微管道换热器多孔介质模型分析及应用

将微管道换热器抽象成多孔介质模型,由Brinkman-extended Darcy方程出发,分别按照双方程模型和单方程模型进行求解,以得到微管道内流体的速度场和温度场分布,并对单方程模型和双方程模型的解析解进行了对比,讨论了微管道高宽比和有效导热系数比对流动与传热的影响。证明了由基于多孔介质双方程、单方程模型所得的解析解均可用于预测微管道换热器中的容积平均速度与温度分布。利用基于多孔介质双方程模型还可得出微管道换热器的总热阻和优化设计结构,结合硅衬底上的多路感应耦合等离子体刻蚀工艺加工出了经结构优化的硅制微管道换热器。在满足局部热平衡条件下,基于多孔介质单方程模型更适用于实际工程计算,不必经由预先的试验确定换热系数。

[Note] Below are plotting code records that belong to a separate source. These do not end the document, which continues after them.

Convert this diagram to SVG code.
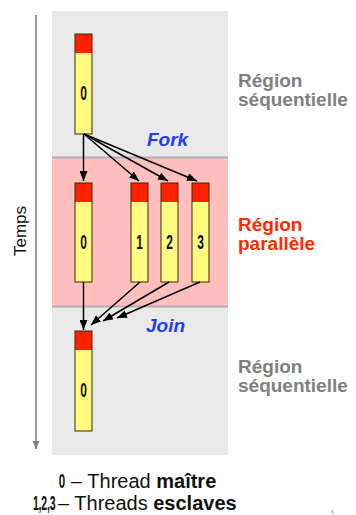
<svg xmlns="http://www.w3.org/2000/svg" width="356" height="515" viewBox="0 0 356 515">
  <style>
    .bar-red { fill: #FF2200; }
    .bar-yellow { fill: #FFFA80; }
    .bar-frame { fill: none; stroke: #3a2a00; stroke-width: 1; }
    .num { font-family: "Liberation Sans", Arial, sans-serif; font-weight: bold; font-size: 20px; fill: #111; text-anchor: middle; }
    .tag { font-family: "Liberation Sans", Arial, sans-serif; font-weight: bold; font-size: 21px; fill: #111; }
    .link { stroke: #000; stroke-width: 1.5; fill: none; marker-end: url(#head); }
    .phase { font-family: "Liberation Sans", Arial, sans-serif; font-weight: bold; font-style: italic; font-size: 19px; fill: #1F3DFF; }
    .region { font-family: "Liberation Sans", Arial, sans-serif; font-weight: bold; font-size: 19px; }
    .legend { font-family: "Liberation Sans", Arial, sans-serif; font-size: 20px; fill: #111; }
  </style>
  <defs>
    <marker id="head" markerUnits="userSpaceOnUse" markerWidth="10" markerHeight="8" refX="10" refY="4" orient="auto">
      <path d="M0,0 L10,4 L0,8 z" fill="#000"/>
    </marker>
    <marker id="timehead" markerUnits="userSpaceOnUse" markerWidth="8" markerHeight="8" refX="8" refY="3.5" orient="auto">
      <path d="M0,0 L8,3.5 L0,7 z" fill="#808080"/>
    </marker>
  </defs>

  <!-- backdrop: sequential / parallel / sequential -->
  <g id="backdrop">
    <rect x="52" y="11" width="176" height="444" fill="#E9E9E9"/>
    <rect x="52" y="158" width="176" height="148" fill="#FFBFBF"/>
    <line x1="52" y1="157.5" x2="228" y2="157.5" stroke="#B0B0B0" stroke-width="2"/>
    <line x1="52" y1="306.5" x2="228" y2="306.5" stroke="#B0B0B0" stroke-width="2"/>
  </g>

  <!-- time axis -->
  <g id="time-axis">
    <line x1="36" y1="15" x2="36" y2="449" stroke="#808080" stroke-width="1.6" marker-end="url(#timehead)"/>
    <text x="26" y="231" transform="rotate(-90 26 231)" text-anchor="middle" font-family="Liberation Sans, Arial, sans-serif" font-size="17" fill="#111">Temps</text>
  </g>

  <!-- master thread, first sequential region -->
  <g id="thread-0-start">
    <rect class="bar-yellow" x="75" y="34" width="17" height="100"/>
    <rect class="bar-red" x="75" y="34" width="17" height="19"/>
    <rect class="bar-frame" x="75" y="34" width="17" height="100"/>
    <text class="num" transform="translate(83.5 100) scale(0.6 1)">0</text>
  </g>

  <!-- parallel region threads -->
  <g id="thread-0">
    <rect class="bar-yellow" x="75" y="183" width="17" height="99"/>
    <rect class="bar-red" x="75" y="183" width="17" height="19"/>
    <rect class="bar-frame" x="75" y="183" width="17" height="99"/>
    <text class="num" transform="translate(83.5 249) scale(0.6 1)">0</text>
  </g>
  <g id="thread-1">
    <rect class="bar-yellow" x="131" y="183" width="17" height="99"/>
    <rect class="bar-red" x="131" y="183" width="17" height="19"/>
    <rect class="bar-frame" x="131" y="183" width="17" height="99"/>
    <text class="num" transform="translate(139.5 249) scale(0.6 1)">1</text>
  </g>
  <g id="thread-2">
    <rect class="bar-yellow" x="161" y="183" width="17" height="99"/>
    <rect class="bar-red" x="161" y="183" width="17" height="19"/>
    <rect class="bar-frame" x="161" y="183" width="17" height="99"/>
    <text class="num" transform="translate(169.5 249) scale(0.6 1)">2</text>
  </g>
  <g id="thread-3">
    <rect class="bar-yellow" x="192" y="183" width="17" height="99"/>
    <rect class="bar-red" x="192" y="183" width="17" height="19"/>
    <rect class="bar-frame" x="192" y="183" width="17" height="99"/>
    <text class="num" transform="translate(200.5 249) scale(0.6 1)">3</text>
  </g>

  <!-- master thread, second sequential region -->
  <g id="thread-0-end">
    <rect class="bar-yellow" x="75" y="331" width="17" height="100"/>
    <rect class="bar-red" x="75" y="331" width="17" height="19"/>
    <rect class="bar-frame" x="75" y="331" width="17" height="100"/>
    <text class="num" transform="translate(83.5 397) scale(0.6 1)">0</text>
  </g>

  <!-- fork and join connectors -->
  <g id="connectors">
    <line class="link" x1="83.5" y1="134" x2="83.5" y2="181"/>
    <line class="link" x1="84" y1="134" x2="139" y2="181"/>
    <line class="link" x1="84" y1="134" x2="168" y2="181"/>
    <line class="link" x1="84" y1="134" x2="197" y2="181"/>
    <line class="link" x1="83.5" y1="282" x2="83.5" y2="330"/>
    <line class="link" x1="140" y1="282" x2="91" y2="325"/>
    <line class="link" x1="169" y1="282" x2="103" y2="321"/>
    <line class="link" x1="200" y1="282" x2="117" y2="318"/>
  </g>

  <!-- phase labels -->
  <g id="label-fork"><text class="phase" x="147" y="146">Fork</text></g>
  <g id="label-join"><text class="phase" x="146" y="332">Join</text></g>

  <!-- region labels -->
  <g id="label-seq-1" class="region" fill="#808080">
    <text x="238" y="87">Région</text>
    <text x="238" y="106">séquentielle</text>
  </g>
  <g id="label-par" class="region" fill="#FF2A00">
    <text x="238" y="231">Région</text>
    <text x="238" y="250">parallèle</text>
  </g>
  <g id="label-seq-2" class="region" fill="#808080">
    <text x="238" y="373">Région</text>
    <text x="238" y="392">séquentielle</text>
  </g>

  <!-- legend -->
  <g id="legend">
    <text class="tag" text-anchor="middle" transform="translate(62 488) scale(0.55 1)">0</text>
    <text class="legend" x="71" y="488">– Thread <tspan font-weight="bold">maître</tspan></text>
    <text class="tag" transform="translate(33 510) scale(0.5 1)" x="0 11 16.5 28 33.5">1,2,3</text>
    <text class="legend" x="58" y="510">– Threads <tspan font-weight="bold">esclaves</tspan></text>
  </g>

  <!-- slide number -->
  <text x="331" y="514" font-family="Liberation Sans, Arial, sans-serif" font-size="5" fill="#999">6</text>
</svg>
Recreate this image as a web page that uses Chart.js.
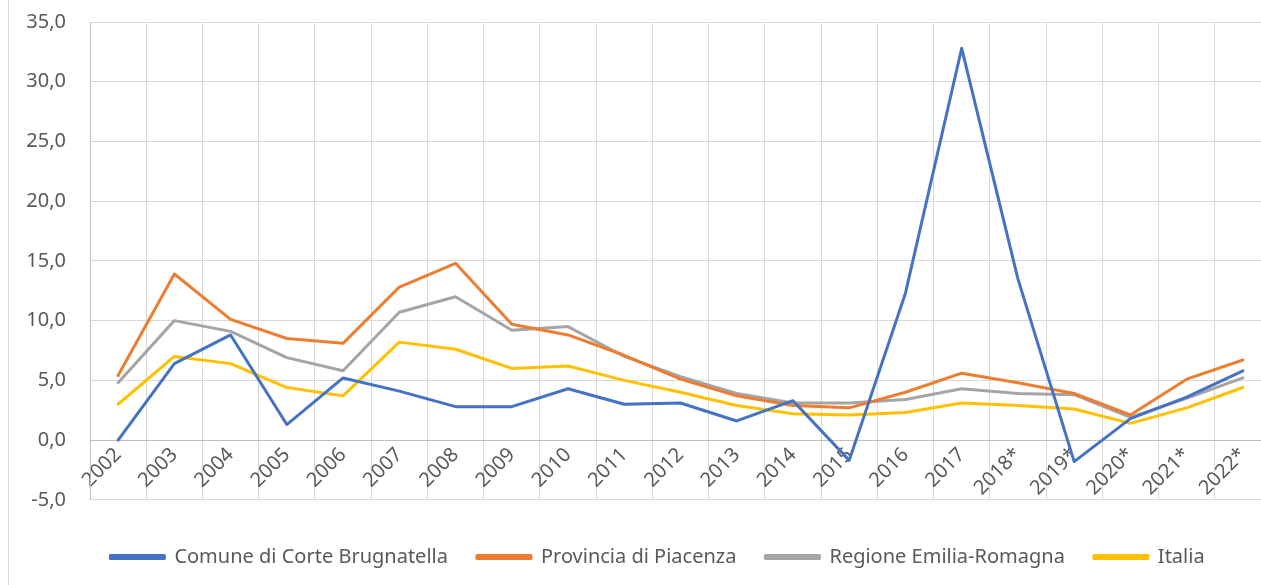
<!DOCTYPE html>
<html lang="it">
<head>
<meta charset="UTF-8">
<title>Corte Brugnatella</title>
<script src="https://cdn.jsdelivr.net/npm/chart.js"></script>
<style>
    html, body { margin: 0; padding: 0; background: #fff; overflow: hidden; }
    .wrap { position: relative; width: 1290px; height: 585px; }
    .edge { position: absolute; left: 8px; top: 0; width: 1px; height: 585px; background: #d9d9d9; }
</style>
</head>
<body>
<div class="wrap">
    <canvas id="chart" width="1290" height="585"></canvas>
    <div class="edge"></div>
</div>
<script>
    const anni = ['2002', '2003', '2004', '2005', '2006', '2007', '2008', '2009', '2010', '2011', '2012',
        '2013', '2014', '2015', '2016', '2017', '2018*', '2019*', '2020*', '2021*', '2022*'];

    const comune = [0.0, 6.4, 8.8, 1.3, 5.2, 4.1, 2.8, 2.8, 4.3, 3.0, 3.1,
        1.6, 3.3, -1.7, 12.3, 32.8, 13.5, -1.8, 1.8, 3.6, 5.8];
    const provincia = [5.4, 13.9, 10.1, 8.5, 8.1, 12.8, 14.8, 9.7, 8.8, 7.1, 5.1,
        3.7, 2.9, 2.7, 4.0, 5.6, 4.8, 3.9, 2.1, 5.1, 6.7];
    const regione = [4.8, 10.0, 9.1, 6.9, 5.8, 10.7, 12.0, 9.2, 9.5, 7.0, 5.3,
        3.9, 3.1, 3.1, 3.4, 4.3, 3.9, 3.8, 1.9, 3.5, 5.2];
    const italia = [3.0, 7.0, 6.4, 4.4, 3.7, 8.2, 7.6, 6.0, 6.2, 5.0, 4.0,
        2.9, 2.2, 2.1, 2.3, 3.1, 2.9, 2.6, 1.4, 2.7, 4.4];

    const yTicks = [-5, 0, 5, 10, 15, 20, 25, 30, 35];

    const testo = '#595959';
    const griglia = '#d9d9d9';
    const asse = '#bfbfbf';
    const font = "'Noto Sans', sans-serif";

    function serie(label, data, colore) {
        return {
            label: label,
            data: data,
            borderColor: colore,
            backgroundColor: colore,
            borderWidth: 3,
            pointRadius: 0,
            tension: 0,
            borderJoinStyle: 'round',
            borderCapStyle: 'round'
        };
    }

    // legenda un po' spostata a destra come nell'originale
    const spostaLegenda = {
        id: 'spostaLegenda',
        afterLayout(chart) {
            chart.legend.left += 22;
            chart.legend.right += 22;
        }
    };

    new Chart(document.getElementById('chart'), {
        type: 'line',
        data: {
            labels: anni,
            datasets: [
                serie('Comune di Corte Brugnatella', comune, '#4472c4'),
                serie('Provincia di Piacenza', provincia, '#ed7d31'),
                serie('Regione Emilia-Romagna', regione, '#a5a5a5'),
                serie('Italia', italia, '#ffc000')
            ]
        },
        plugins: [spostaLegenda],
        options: {
            responsive: false,
            animation: false,
            layout: { padding: { left: 0, right: 19, top: 22, bottom: 8 } },
            scales: {
                x: {
                    position: { y: 0 },
                    offset: true,
                    grid: { color: griglia, offset: true, drawTicks: false },
                    border: { color: asse },
                    ticks: {
                        color: testo,
                        font: { family: font, size: 20 },
                        minRotation: 45,
                        maxRotation: 45,
                        autoSkip: false,
                        padding: 3
                    }
                },
                y: {
                    min: -5,
                    max: 35,
                    afterFit: s => {
                        s.width = 90;
                        s.paddingTop = 0;
                        s.paddingBottom = 0;
                    },
                    afterBuildTicks: s => { s.ticks = yTicks.map(v => ({ value: v })); },
                    grid: {
                        drawTicks: false,
                        color: c => c.tick && c.tick.value === 0 ? asse : griglia
                    },
                    border: { color: asse },
                    ticks: {
                        color: testo,
                        font: { family: font, size: 20 },
                        padding: 24,
                        callback: v => v.toFixed(1).replace('.', ',')
                    }
                }
            },
            plugins: {
                tooltip: { enabled: false },
                legend: {
                    position: 'bottom',
                    title: { display: true, text: '', font: { size: 1 }, padding: { top: 8, bottom: 9 } },
                    labels: {
                        color: testo,
                        font: { family: font, size: 20 },
                        boxWidth: 54,
                        boxHeight: 3,
                        padding: 29
                    }
                }
            }
        }
    });
</script>
</body>
</html>
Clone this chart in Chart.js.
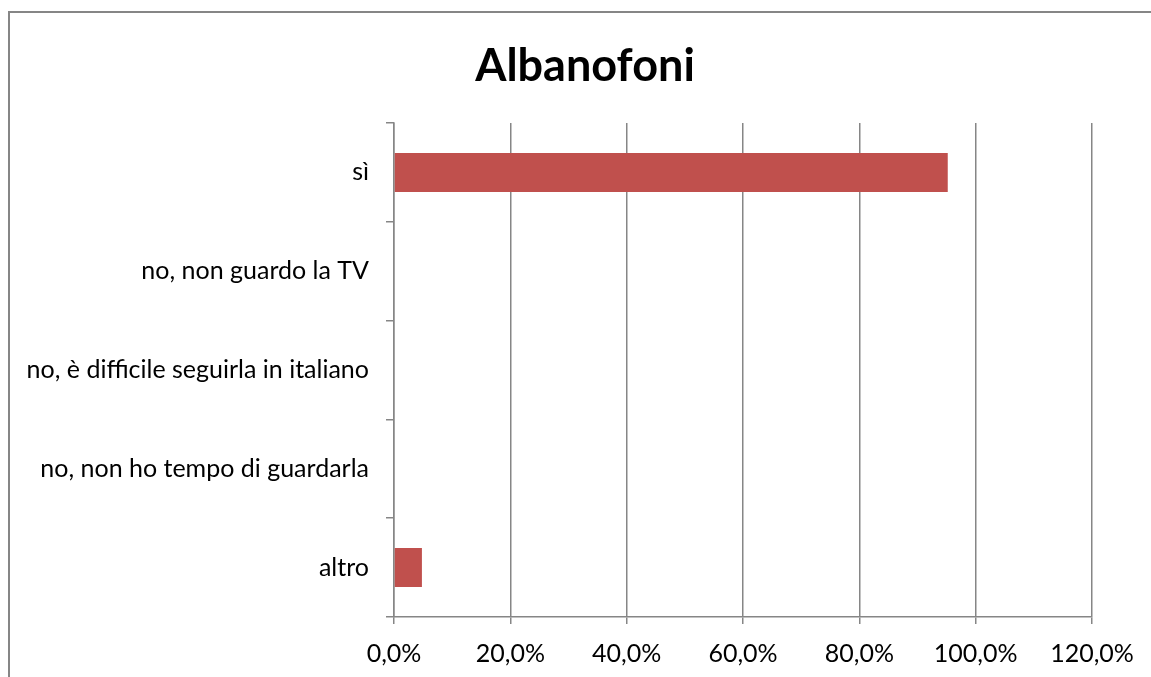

ANALYSIS OF POROUS MEDIUM MODEL FOR MICROCHANNEL HEAT SINKS AND ITS APPLICATION

Based on the Brinkman-extended Darcy Equation, both double-equation resolving model and mono-equation resolving model for fluid flow in micro scale are designed. The analytical solutions for the velocity and the temperature profiles of fluid flow in microchannel are obtained and compared by abstracting the microchannel heat sinks as a block of fluid-saturated porous medium. Furthermore, the effects of aspect ratio and the effective thermal conductivity ration on fluid flow and heat transfer in microchannel are analyzed. It is proved that the analytical solutions of both the double-equation and mono-equation resolving models can predict the volume average profiles of the velocity and the temperature in microchannel. Notably, it is focused that the double-equation resolving porous medium model can predict the total thermal resistance and optimize the structure performance of the microchannel heat sinks. The optimized microchannel heat sinks is manufactured on the silicon wafer through multiplex inductively coupled plasma etching. On the condition of local thermal equivalence, the mono-equation resolving porous medium model can be used in practical calculation expediently without depending on the heat transfer coefficients, which can only be obtained in experiments.